As American students now cumulatively owe about $1 trillion in student loan debt, Yahoo is publishing first-person accounts from those who are still paying and those who have lessons to share. Here's one story.
FIRST PERSON | How much was a good college education worth to me?
Just about $20,250. That's according to my student loan bill that started coming two months after I graduated from Ohio University's EW Scripps School of Journalism with my bachelor's degree in March 2010.
Working in the notoriously cutthroat and staunchly paid journalism industry, my $245 per month student loan payment is an unwelcomed sight, but not one that is completely debilitating. After all, I took out the money in order to get trained for a career that I love at a school that is well-known and well-respected for doing just that in my field.
Straight out of college, I took a part-time job working a high school sports beat for The Cincinnati Enquirer and shortly thereafter landed a full-time gig covering a county that has 10 area high schools and various other junior colleges and activities to fulfill my sports writing itch for The Clermont (Ohio) Sun.
All of these opportunities and the ability to not completely dread work in the morning are thanks in large part to my parents, who helped me with my college tuition, but also to student loans, which picked up the tab when we couldn't afford to.

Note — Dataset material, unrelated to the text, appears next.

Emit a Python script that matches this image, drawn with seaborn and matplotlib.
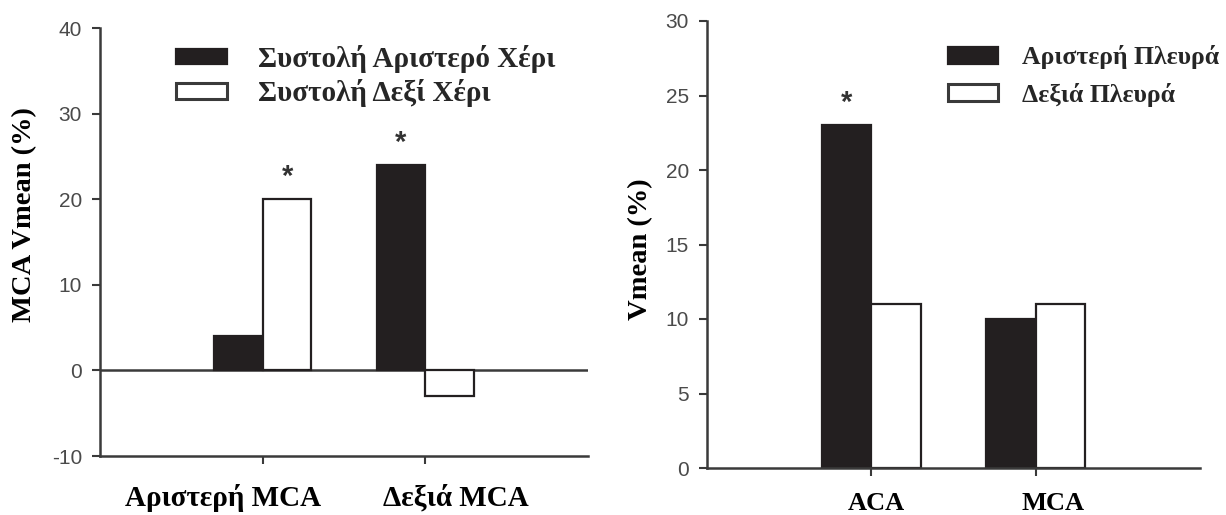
import numpy as np
import pandas as pd
import matplotlib
matplotlib.use("Agg")
import matplotlib.pyplot as plt
import matplotlib.transforms as mtransforms
from matplotlib.patches import Patch
import seaborn as sns

# ---------------- data ----------------
left_categories = ["Αριστερή MCA", "Δεξιά MCA"]
left_series = ["Συστολή Αριστερό Χέρι", "Συστολή Δεξί Χέρι"]
left_black = [4, 24]
left_white = [20, -3]
left_stars = [(0, 1), (1, 0)]          # (category index, series index)
left_yticks = [-10, 0, 10, 20, 30, 40]

right_categories = ["ACA", "MCA"]
right_series = ["Αριστερή Πλευρά", "Δεξιά Πλευρά"]
right_black = [23, 10]
right_white = [11, 11]
right_stars = [(0, 0)]
right_yticks = [0, 5, 10, 15, 20, 25, 30]

# ---------------- style ----------------
sns.set_theme(style="white")
plt.rcParams["font.family"] = ["Liberation Sans", "DejaVu Sans"]
SERIF = ["Liberation Serif", "DejaVu Serif"]
DARK = "#231f20"
AXC = "#3a3a3a"
TICKC = "#4a4a4a"

fig = plt.figure(figsize=(12.26, 5.15), dpi=100)
ax1 = fig.add_axes([100 / 1226, 1 - 456 / 515, (588 - 100) / 1226, (456 - 28) / 515])
ax2 = fig.add_axes([707 / 1226, 1 - 468 / 515, (1200 - 707) / 1226, (468 - 21) / 515])


def draw(ax, cats, series, black, white, stars, yticks, ylim, ylabel,
         cat_fs, cat_dx, cat_pad, label_xy, leg_anchor, leg_fs, hl, hh, htp, lsp, zero_line):
    df = pd.DataFrame({
        "cat": cats * 2,
        "series": [series[0]] * len(cats) + [series[1]] * len(cats),
        "value": list(black) + list(white),
    })
    sns.barplot(data=df, x="cat", y="value", hue="series", hue_order=series,
                order=cats, palette=[DARK, "white"], edgecolor=DARK, linewidth=1.6,
                width=0.6, gap=0, legend=False, ax=ax, errorbar=None, saturation=1)
    ax.set_xlim(-1, 2)
    ax.set_ylim(*ylim)
    ax.set_yticks(yticks)
    ax.set_yticklabels([str(t) for t in yticks])
    for s in ["top", "right"]:
        ax.spines[s].set_visible(False)
    for s in ["left", "bottom"]:
        ax.spines[s].set_color(AXC)
        ax.spines[s].set_linewidth(1.8)
    if zero_line:
        ax.axhline(0, color=AXC, lw=1.8, zorder=0.5)
    ax.tick_params(axis="y", direction="out", length=6, width=1.5, color=AXC,
                   labelsize=15, labelcolor=TICKC, pad=7, left=True)
    ax.tick_params(axis="x", direction="out", length=6, width=1.5, color=AXC,
                   pad=cat_pad, bottom=True)
    ax.set_xlabel("")
    ax.set_ylabel(ylabel, fontsize=20.5, fontweight="bold", family=SERIF, color="black")
    ax.yaxis.set_label_coords(*label_xy)
    for lab, dx in zip(ax.get_xticklabels(), cat_dx):
        lab.set_fontsize(cat_fs)
        lab.set_fontweight("bold")
        lab.set_family(SERIF)
        lab.set_color("black")
        lab.set_transform(lab.get_transform() +
                          mtransforms.ScaledTranslation(dx / 100, 0, fig.dpi_scale_trans))
    # significance stars
    vals = [black, white]
    offs = [-0.15, 0.15]
    for ci, si in stars:
        ax.annotate("*", xy=(ci + offs[si], vals[si][ci]), xytext=(0, 16),
                    textcoords="offset points", ha="center", va="center",
                    fontsize=21, fontweight="bold", color="#333333")
    handles = [Patch(facecolor=DARK, edgecolor=DARK, lw=1.6),
               Patch(facecolor="white", edgecolor=AXC, lw=2.2)]
    leg = ax.legend(handles, series, loc="center left", bbox_to_anchor=leg_anchor,
                    bbox_transform=fig.transFigure, frameon=False, borderpad=0,
                    borderaxespad=0, handlelength=hl, handleheight=hh,
                    handletextpad=htp, labelspacing=lsp,
                    prop={"family": SERIF, "weight": "bold", "size": leg_fs})
    leg.set_clip_on(False)


draw(ax1, left_categories, left_series, left_black, left_white, left_stars,
     left_yticks, (-10, 40), "MCA Vmean (%)", 21, [-40, 31], 14, (-0.129, 0.563),
     (176 / 1226, 1 - 76 / 515), 21, 1.75, 0.45, 1.05, 0.22, True)

draw(ax2, right_categories, right_series, right_black, right_white, right_stars,
     right_yticks, (0, 30), "Vmean (%)", 19, [5, 17], 11, (-0.110, 0.49),
     (948 / 1226, 1 - 76 / 515), 18.5, 1.95, 0.62, 0.93, 0.52, False)

fig.savefig("out.png", dpi=100)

That being said, paying $245 a month doesn't seem too unreasonable. A weekend staying in the house here or a buddies trip missed there, all in the name of higher education? I can handle that; it's the price I paid to have the ability to do what I love and get paid for it.
In the roughly two years since I've had to begin to pay back my loans, I have paid just north of $4,500. That's a decent dent, about a one-fourth of my total borrow. However, the part that gets me is the interest accumulated. Of that $4,500 paid, nearly $1,250 was interest alone, meaning around $75 of my $245 per month, or 27 percent of my payment, is simply paying off money that I didn't borrow, yet has been accumulated by the bank for the favor they provided me.
Now, I'm not naïve. I understand the premise. They're taking a risk in giving out the money, but I'm incurring that risk as a responsible post-grad.
What about a little good faith?
In more than two years, I have never missed a payment, never been late on a payment, so how about a little appreciation for my loyalty to their investment? Why not institute some kind of good standing clause that freezes interest accumulation for those honoring their payments?
At my current rate, I will be paying off my student loans for 97 months or about eight years. I'll be 33 years old and 12 years removed from a dorm in Athens, Ohio.
Student loans gave me an opportunity to do what I love for a living and for that, I'm grateful. But how about a little reciprocation? Honor my commitment to work off my debt by cutting me some slack with interest.